MISFITS – IN THE DOORWAY
If you ever wanted to hear what a sludgy ghoulish dream would sound like, then this is the song for you! Like a lot of other tracks on their Static Age album, In The Doorway carries a gloomy, dingy sound that grumbles with distortion as it washes over you, Danzig’s vocal moving smoothly throughout, like rich velvet. Although it bears a different kind of energy to the other singles of the week I’ve posted, I really can’t shake this song. If you like it as much as I do, I’m sure it’ll be living with you for a good few days.
THE EXPLOITED – DEAD CITIES
SUBHUMANS – LOVE IS...
So there I was, just listening to Subhumans’ Religious Wars EP, as you do, and as the title track faded down and the hi-hat tattered away into the next song, there was nothing that could’ve prepared me for the whirlwind that is Love Is….

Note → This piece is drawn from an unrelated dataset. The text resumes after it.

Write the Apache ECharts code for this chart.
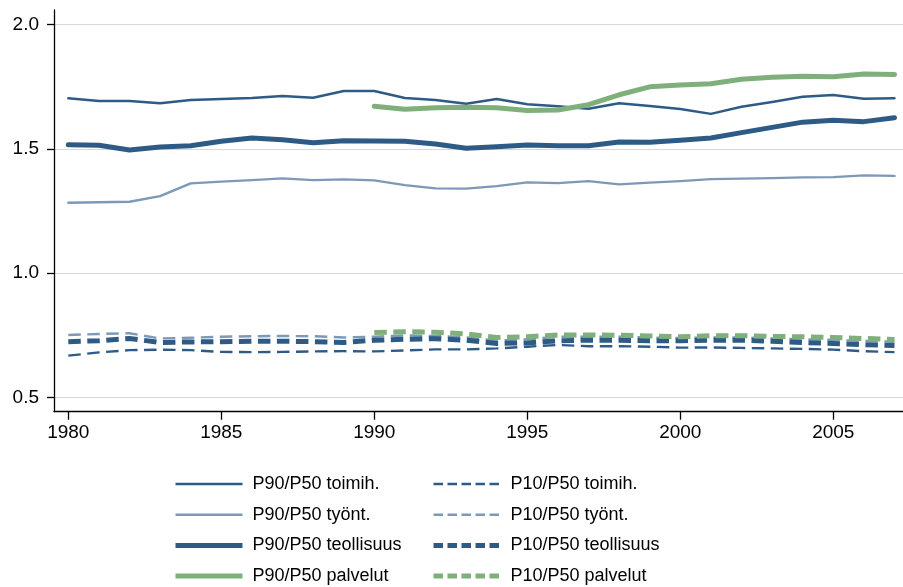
<!DOCTYPE html>
<html>
<head>
<meta charset="utf-8">
<script src="https://cdn.jsdelivr.net/npm/echarts@6/dist/echarts.min.js"></script>
<style>
html,body{margin:0;padding:0;background:#fff;}
#chart{width:903px;height:587px;}
</style>
</head>
<body>
<div id="chart"></div>
<script>
const years = [1980,1981,1982,1983,1984,1985,1986,1987,1988,1989,1990,1991,1992,1993,1994,1995,1996,1997,1998,1999,2000,2001,2002,2003,2004,2005,2006,2007];

const p90Toimih = [1.703,1.692,1.692,1.683,1.696,1.700,1.704,1.712,1.705,1.732,1.732,1.704,1.696,1.681,1.700,1.679,1.671,1.661,1.683,1.672,1.660,1.640,1.669,1.688,1.709,1.716,1.701,1.703];
const p90Tyont = [1.283,1.285,1.287,1.310,1.361,1.368,1.374,1.381,1.374,1.377,1.373,1.354,1.341,1.340,1.350,1.365,1.362,1.370,1.357,1.364,1.370,1.378,1.380,1.382,1.385,1.386,1.393,1.391];
const p90Teoll = [1.516,1.514,1.495,1.507,1.512,1.530,1.543,1.536,1.524,1.532,1.531,1.530,1.519,1.502,1.508,1.515,1.512,1.512,1.527,1.526,1.534,1.543,1.565,1.586,1.607,1.615,1.609,1.625];
const p90Palv = [null,null,null,null,null,null,null,null,null,null,1.671,1.659,1.665,1.667,1.665,1.654,1.656,1.677,1.717,1.749,1.756,1.761,1.779,1.787,1.791,1.789,1.800,1.798];

const p10Toimih = [0.669,0.682,0.691,0.693,0.691,0.684,0.683,0.684,0.686,0.687,0.686,0.690,0.694,0.694,0.698,0.705,0.712,0.707,0.707,0.705,0.701,0.702,0.700,0.698,0.696,0.693,0.687,0.683];
const p10Tyont = [0.752,0.756,0.759,0.738,0.741,0.745,0.747,0.748,0.747,0.742,0.745,0.750,0.748,0.742,0.730,0.735,0.745,0.745,0.745,0.742,0.740,0.742,0.742,0.738,0.735,0.732,0.728,0.725];
const p10Teoll = [0.725,0.729,0.738,0.722,0.724,0.725,0.727,0.727,0.725,0.722,0.731,0.735,0.737,0.731,0.718,0.720,0.729,0.731,0.731,0.729,0.729,0.731,0.731,0.727,0.722,0.718,0.713,0.710];
const p10Palv = [null,null,null,null,null,null,null,null,null,null,0.762,0.765,0.763,0.756,0.742,0.745,0.752,0.752,0.751,0.748,0.745,0.749,0.749,0.746,0.745,0.742,0.738,0.734];

const xTicks = [1980,1985,1990,1995,2000,2005];
const yTicks = [0.5,1.0,1.5,2.0];

const names = {
  p90Toimih: 'P90/P50 toimih.',
  p90Tyont: 'P90/P50 työnt.',
  p90Teoll: 'P90/P50 teollisuus',
  p90Palv: 'P90/P50 palvelut',
  p10Toimih: 'P10/P50 toimih.',
  p10Tyont: 'P10/P50 työnt.',
  p10Teoll: 'P10/P50 teollisuus',
  p10Palv: 'P10/P50 palvelut'
};

const DARK = '#2e5b86';
const LIGHT = '#7d99b7';
const GREEN = '#7fb07b';
const FONT = 'Liberation Sans, Arial, sans-serif';

function pairs(vals){ return years.map((y,i)=>[y, vals[i]]); }
function mk(name, vals, color, width, dashed){
  return {
    name: name, type: 'line', data: pairs(vals), symbol: 'none',
    connectNulls: false, z: 3,
    lineStyle: {color: color, width: width, type: dashed ? [12.5, 6.5] : 'solid', join: 'round', cap: dashed ? 'butt' : 'round'},
    itemStyle: {color: color},
    emphasis: {disabled: true}
  };
}

const series = [
  mk(names.p10Toimih, p10Toimih, DARK, 2.4, true),
  mk(names.p10Tyont, p10Tyont, LIGHT, 2.4, true),
  mk(names.p10Teoll, p10Teoll, DARK, 5, true),
  mk(names.p10Palv, p10Palv, GREEN, 5, true),
  mk(names.p90Tyont, p90Tyont, LIGHT, 2.4, false),
  mk(names.p90Toimih, p90Toimih, DARK, 2.4, false),
  mk(names.p90Teoll, p90Teoll, DARK, 5, false),
  mk(names.p90Palv, p90Palv, GREEN, 5, false)
];

function legItem(name, w, dashed){
  return {name: name,
    itemStyle: {opacity: 0, color: 'transparent', borderColor: 'transparent', borderWidth: 0},
    lineStyle: {width: w, type: dashed ? [9.5, 4.5] : 'solid', cap: 'butt'}};
}
const legendCommon = {
  orient: 'vertical', top: 475, height: 130, padding: 0,
  itemWidth: 67, itemHeight: 14, itemGap: 12.7,
  selectedMode: false,
  itemStyle: {opacity: 0, color: 'transparent', borderColor: 'transparent', borderWidth: 0},
  textStyle: {fontFamily: FONT, fontSize: 18, color: '#000', padding: [0,0,0,5]}
};

const option = {
  animation: false,
  backgroundColor: '#fff',
  grid: {left: 54, right: 0, top: 10, bottom: 175.3, containLabel: false},
  xAxis: {
    type: 'value', min: 1979.533, max: 2007.278,
    axisLine: {show: true, lineStyle: {color: '#000', width: 1.3}},
    axisTick: {show: true, length: 8, lineStyle: {color: '#000', width: 1.3}, customValues: xTicks},
    axisLabel: {customValues: xTicks, fontFamily: FONT, fontSize: 19, color: '#000', margin: 12, formatter: v => String(v)},
    splitLine: {show: false}
  },
  yAxis: {
    type: 'value', min: 0.4438, max: 2.0575,
    axisLine: {show: true, lineStyle: {color: '#000', width: 1.3}},
    axisTick: {show: true, length: 7, lineStyle: {color: '#000', width: 1.3}, customValues: yTicks},
    axisLabel: {customValues: yTicks, fontFamily: FONT, fontSize: 19, color: '#000', margin: 15, formatter: v => v.toFixed(1)},
    splitLine: {show: true, lineStyle: {color: '#d8d8d8', width: 1.2}}
  },
  legend: [
    Object.assign({}, legendCommon, {left: 173, data: [
      legItem(names.p90Toimih, 2.4, false), legItem(names.p90Tyont, 2.4, false),
      legItem(names.p90Teoll, 5, false), legItem(names.p90Palv, 5, false)]}),
    Object.assign({}, legendCommon, {left: 431, data: [
      legItem(names.p10Toimih, 2.4, true), legItem(names.p10Tyont, 2.4, true),
      legItem(names.p10Teoll, 5, true), legItem(names.p10Palv, 5, true)]})
  ],
  series: series
};

const chart = echarts.init(document.getElementById('chart'), null, {renderer: 'canvas'});
chart.setOption(option);
</script>
</body>
</html>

Packed full of speed and dynamism, Subhumans brings such an explosive energy to the table: Dick’s vocals are hostile yet agonised, the metal of cymbals smash as riffs teeter, spill and writhe everywhere, like a huge, terrible serpent who’s just broken up with their girlfriend – Love Is… is the perfect punk answer to heartbreak.
THE CRAMPS – HUMAN FLY
Have you had your tetanus shot? Because The Cramps’ filthy, rusty sound is venomous, dirty and boy is it contagious. Its psychobilly riffs teeter and buzz with thick, muddy distortion, the sharp ticking of cymbals piercing the radioactive carpet. Lux Interior’s vocal looms like an evil Frankenstein’s-monster as the drums stamp down steadily, together forming a freakish zombie-walk from start to finish. Human Fly is an old, nasty horror movie in two and a half minutes, and its weight really knocks you back.
THE ACCURSED – ACCURSED
In my heart, The Accursed hold the diamond trophy for the world’s best worst punk band.
Although it’s sometimes hard to listen to their albums Aggressive Punk and Up With The Punks without bursting out laughing at some points, I do reach for their records really quite often: a lot of their songs are really ace, even if the execution doesn’t always follow suit. But, Accursed is one of their masterpieces.

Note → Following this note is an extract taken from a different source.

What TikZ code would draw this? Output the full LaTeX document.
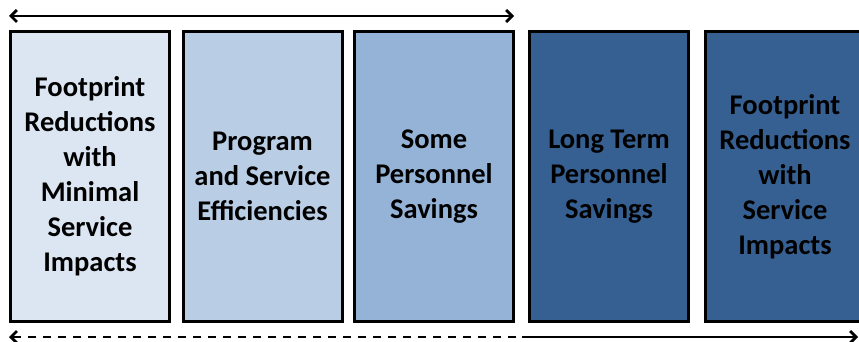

A hail of drum rolls (timing=questionable) preface the great, bumbling bassline and electric guitar so dirty it hums with radioactivity, Steve Hall’s barking vocal entering the battleground with what can best be described as a ‘cumbersome charm’. Seriously, the musicianship here is decent and the song-writing is great, but all of them together at the same time create something… ambiguous… but oddly, very very listenable!
(The song has been taken off YouTube but it’s the first track of this LP. The whole thing is ace and funny so it’s worth a listen)
COSMIC PSYCHOS – DECADENCE
Coming at you from the ingenious creators of Pub, Nice Day to go to the Pub and Fuckwit City… the Aussie legends Cosmic Psychos’ Decadence, from their self-named debut, is perfectly addictive.
This one feels less jovial than their later hits with its deep, distorted electric brooding, welcoming us in as the snares mound, though it does keep to the classic Cosmic Psychos Code of Conduct: staying steady on the ride throughout (merciless on the arms), alongside the bass (which does exactly as the lead guitar), both continuing through an essential guitar solo (that no one really enjoys except the guitarist). And it’s good every fucking time! How do they do it!?